The challenge of atmospheric correction remains – given the increased amount of atmosphere over broader areas and longer distances. High level clutter or noise can be superimposed on the deformation time series data for a selected pixel area that can make information difficult to interpret.
Atmospheric noise can swamp early low velocity movements of ductile materials. Alarm thresholds are routinely set high to avoid false and frequent triggering and a high level of understanding is required in detection.
The new Precision Atmospherics® correction algorithm is a significant geotechnical improvement over the classic stable reference area (SRA) method.
Precision Atmospherics®
The new Precision Atmospherics® process resolves the limitations of the SRA method by using both space and time processes to classify and then appropriately correct areas that are small rapid brittle failures, large slow-moving ductile failures, and non-moving areas.

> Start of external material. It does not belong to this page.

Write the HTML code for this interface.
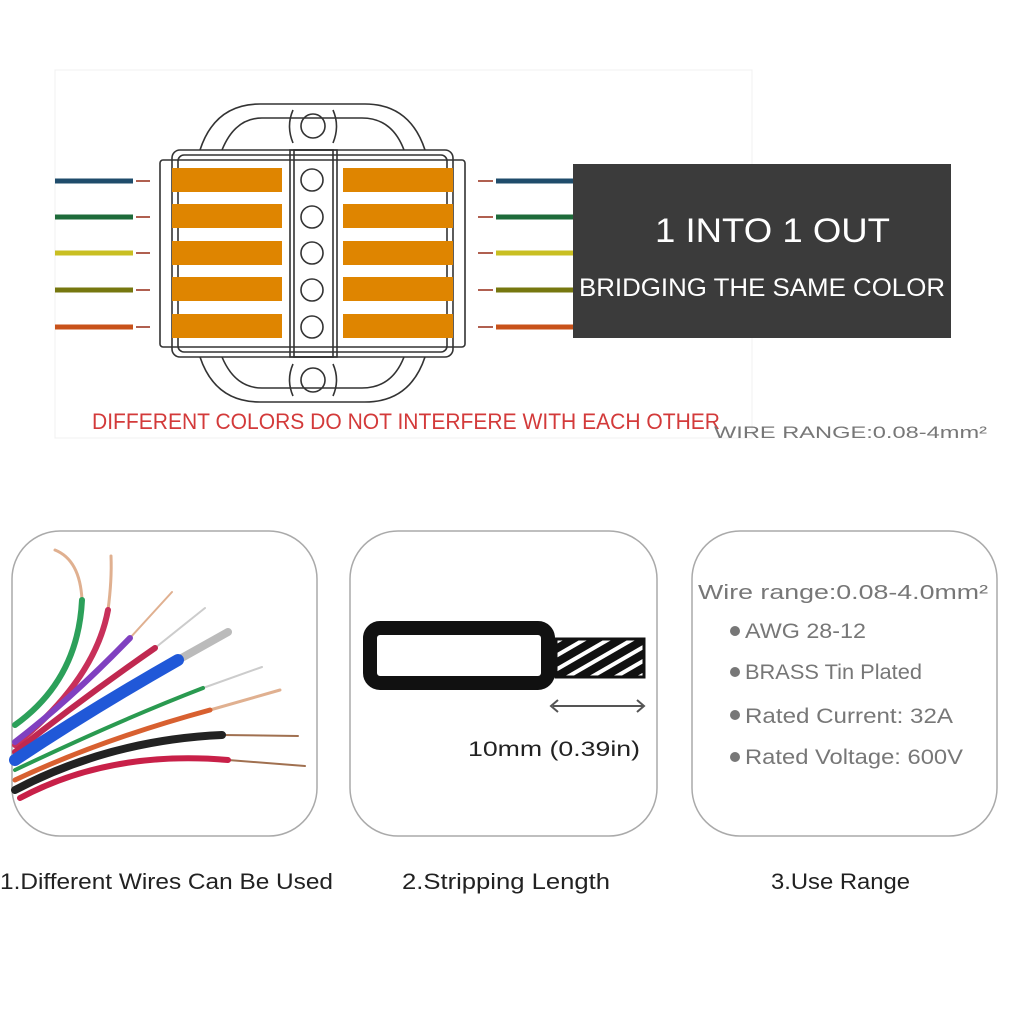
<!DOCTYPE html>
<html><head><meta charset="utf-8"><style>
html,body{margin:0;padding:0;background:#fff;}
svg{display:block;font-family:"Liberation Sans",sans-serif;}
</style></head><body>
<svg width="1024" height="1024" viewBox="0 0 1024 1024" xmlns="http://www.w3.org/2000/svg">
<defs>
<pattern id="hatch" patternUnits="userSpaceOnUse" width="12" height="12" patternTransform="rotate(-30)">
<rect width="12" height="12" fill="#111"/><rect y="4" width="12" height="4" fill="#fff"/>
</pattern>
</defs>
<rect width="1024" height="1024" fill="#fff"/>
<rect x="55" y="70" width="697" height="368" fill="#fff" stroke="#f0f0f0"/>
<g stroke-width="5">
<line x1="55" y1="181" x2="133" y2="181" stroke="#1f4c6b"/>
<line x1="55" y1="217" x2="133" y2="217" stroke="#1e6b3a"/>
<line x1="55" y1="253" x2="133" y2="253" stroke="#c9bf22"/>
<line x1="55" y1="290" x2="133" y2="290" stroke="#76770f"/>
<line x1="55" y1="327" x2="133" y2="327" stroke="#c8521a"/>
<line x1="496" y1="181" x2="573" y2="181" stroke="#1f4c6b"/>
<line x1="496" y1="217" x2="573" y2="217" stroke="#1e6b3a"/>
<line x1="496" y1="253" x2="573" y2="253" stroke="#c9bf22"/>
<line x1="496" y1="290" x2="573" y2="290" stroke="#76770f"/>
<line x1="496" y1="327" x2="573" y2="327" stroke="#c8521a"/>
</g>
<g stroke="#b06050" stroke-width="2">
<line x1="136" y1="181" x2="150" y2="181"/><line x1="136" y1="217" x2="150" y2="217"/><line x1="136" y1="253" x2="150" y2="253"/><line x1="136" y1="290" x2="150" y2="290"/><line x1="136" y1="327" x2="150" y2="327"/>
<line x1="478" y1="181" x2="493" y2="181"/><line x1="478" y1="217" x2="493" y2="217"/><line x1="478" y1="253" x2="493" y2="253"/><line x1="478" y1="290" x2="493" y2="290"/><line x1="478" y1="327" x2="493" y2="327"/>
</g>
<g fill="none" stroke="#333" stroke-width="1.6">
<path d="M200 150 Q215 104 260 104 L365 104 Q410 104 425 150"/>
<path d="M222 150 Q235 118 262 118 L362 118 Q392 118 404 150"/>
<path d="M200 357 Q215 402 260 402 L365 402 Q410 402 425 357"/>
<path d="M222 357 Q235 388 262 388 L362 388 Q392 388 404 357"/>
<circle cx="313" cy="126" r="12"/><path d="M293 110 Q286 126 293 143"/><path d="M333 110 Q340 126 333 143"/>
<circle cx="313" cy="380" r="12"/><path d="M293 364 Q286 380 293 396"/><path d="M333 364 Q340 380 333 396"/>
<rect x="160" y="160" width="305" height="187" rx="3"/>
<rect x="172" y="150" width="281" height="207" rx="8"/>
<rect x="178" y="155" width="269" height="197" rx="6"/>
<rect x="290" y="150" width="47" height="207"/>
<rect x="294" y="150" width="39" height="207"/>
</g>
<g fill="#df8500">
<rect x="172" y="168" width="110" height="24"/><rect x="172" y="204" width="110" height="24"/><rect x="172" y="241" width="110" height="24"/><rect x="172" y="277" width="110" height="24"/><rect x="172" y="314" width="110" height="24"/>
<rect x="343" y="168" width="110" height="24"/><rect x="343" y="204" width="110" height="24"/><rect x="343" y="241" width="110" height="24"/><rect x="343" y="277" width="110" height="24"/><rect x="343" y="314" width="110" height="24"/>
</g>
<g fill="#fff" stroke="#333" stroke-width="1.6">
<circle cx="312" cy="180" r="11"/><circle cx="312" cy="217" r="11"/><circle cx="312" cy="253" r="11"/><circle cx="312" cy="290" r="11"/><circle cx="312" cy="327" r="11"/>
</g>
<text x="92" y="429" font-size="22" fill="#d33a3a" textLength="628" lengthAdjust="spacingAndGlyphs">DIFFERENT COLORS DO NOT INTERFERE WITH EACH OTHER</text>
<text x="714" y="438" font-size="17" fill="#777" textLength="273" lengthAdjust="spacingAndGlyphs">WIRE RANGE:0.08-4mm²</text>
<rect x="573" y="164" width="378" height="174" fill="#3b3b3b"/>
<text x="655" y="242" font-size="34" fill="#fff" textLength="235" lengthAdjust="spacingAndGlyphs">1 INTO 1 OUT</text>
<text x="579" y="296" font-size="25" fill="#fff" textLength="366" lengthAdjust="spacingAndGlyphs">BRIDGING THE SAME COLOR</text>
<g fill="#fff" stroke="#aaa" stroke-width="1.5">
<rect x="12" y="531" width="305" height="305" rx="48"/>
<rect x="350" y="531" width="307" height="305" rx="48"/>
<rect x="692" y="531" width="305" height="305" rx="48"/>
</g>
<g fill="none" stroke-linecap="round">
<path d="M55 550 Q80 560 82 600" stroke="#e0b090" stroke-width="3"/>
<path d="M111 556 Q112 580 108 610" stroke="#e0b090" stroke-width="3"/>
<path d="M82 600 Q78 680 15 725" stroke="#2ca05a" stroke-width="6"/>
<path d="M108 610 Q95 680 15 745" stroke="#c8305a" stroke-width="6"/>
<path d="M130 638 L172 592" stroke="#e0b090" stroke-width="2"/>
<path d="M130 638 Q70 700 15 742" stroke="#8040c0" stroke-width="6"/>
<path d="M155 648 L205 608" stroke="#ccc" stroke-width="2"/>
<path d="M155 648 Q80 700 15 752" stroke="#c02850" stroke-width="6"/>
<path d="M178 660 L228 632" stroke="#bbb" stroke-width="8"/>
<path d="M178 660 Q90 710 15 760" stroke="#2058d8" stroke-width="12"/>
<path d="M203 688 L262 667" stroke="#ccc" stroke-width="2"/>
<path d="M203 688 Q120 720 15 770" stroke="#2a9a50" stroke-width="4"/>
<path d="M210 710 L280 690" stroke="#e0b090" stroke-width="3"/>
<path d="M210 710 Q100 740 15 780" stroke="#d86030" stroke-width="5"/>
<path d="M222 735 L298 736" stroke="#a07050" stroke-width="2"/>
<path d="M222 735 Q110 740 15 790" stroke="#222" stroke-width="8"/>
<path d="M228 760 L305 766" stroke="#a07050" stroke-width="2"/>
<path d="M228 760 Q110 750 20 798" stroke="#c82048" stroke-width="6"/>
</g>
<rect x="370" y="628" width="178" height="55" rx="10" fill="#fff" stroke="#111" stroke-width="14"/>
<rect x="556" y="639" width="88" height="38" fill="url(#hatch)" stroke="#111" stroke-width="3"/>
<line x1="553" y1="706" x2="643" y2="706" stroke="#555" stroke-width="2"/>
<path d="M558 700 L551 706 L558 712 M637 700 L644 706 L637 712" fill="none" stroke="#555" stroke-width="2"/>
<text x="468" y="756" font-size="21" fill="#222" textLength="172" lengthAdjust="spacingAndGlyphs">10mm  (0.39in)</text>
<text x="698" y="599" font-size="20" fill="#777" textLength="290" lengthAdjust="spacingAndGlyphs">Wire range:0.08-4.0mm²</text>
<g fill="#777"><circle cx="735" cy="631" r="5"/><circle cx="735" cy="672" r="5"/><circle cx="735" cy="715" r="5"/><circle cx="735" cy="757" r="5"/></g>
<g font-size="21" fill="#777" lengthAdjust="spacingAndGlyphs">
<text x="745" y="638" textLength="121" lengthAdjust="spacingAndGlyphs">AWG 28-12</text>
<text x="745" y="679" textLength="177" lengthAdjust="spacingAndGlyphs">BRASS Tin Plated</text>
<text x="745" y="723" textLength="208" lengthAdjust="spacingAndGlyphs">Rated Current:  32A</text>
<text x="745" y="764" textLength="218" lengthAdjust="spacingAndGlyphs">Rated Voltage: 600V</text>
</g>
<g font-size="22" fill="#222">
<text x="0" y="889" textLength="333" lengthAdjust="spacingAndGlyphs">1.Different Wires Can Be Used</text>
<text x="402" y="889" textLength="208" lengthAdjust="spacingAndGlyphs">2.Stripping Length</text>
<text x="771" y="889" textLength="139" lengthAdjust="spacingAndGlyphs">3.Use Range</text>
</g>
</svg>
</body></html>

Severe atmospherics can create interferometric phase ambiguities that contaminate areas of the raw deformation image, which also introduces unwanted steps in the deformation time-series data for the affected areas of wall.
Precision Atmospherics® attempts to resolve these severe events to keep better data continuity and make monitoring more effective over much longer time periods.
To minimise the risk associated with increased complexity in the radar data processing, the traditional SRA data is processed and displayed for each pixel for each scan and can be visualised alongside the Precision Atmospherics® deformation. This makes the two data processing methods complementary.
Trends in the pixel deformation time-series, especially those showing progressive exponential behaviours are more likely to be revealed earlier using Precision Atmospherics®. This simple method of simultaneous comparison demonstrates that the new processing also suppresses the atmospheric clutter to a consistent level across the entire image.
With Precision Atmospherics® the clutter is typically suppressed to about ±1mm depending on the severity of the atmospheric conditions. There is approximately a five-fold improvement in atmospheric noise as seen on pixel deformation time series charts.
Setting alarm thresholds becomes simpler and more closely related to geomechanics rather than atmospherics.
Figure 1 shows examples of the improvement in atmospheric correction for a 2D RAR (SSR-FX), for three different areas moving at different rates.
Figure 1 Deformation time-series charts for three different wall areas scanned by a 2D RAR (SSR-FX) comparing SRA correction (blue) with Precision Atmospherics® (red). Examples show trend agreement and atmospheric clutter suppression with Precision Atmospherics®. The deformation time-series comparison (a) shows pixels selected on a non-moving area of wall; (b) slow-moving area of wall; (c) fast-moving area of wall.
Precision Atmospherics® has considerably relaxed the need for even faster scanning. SSR-FX and SSR-Omni currently acquire data between 20 and 40 seconds and repeat scans every one to two minutes.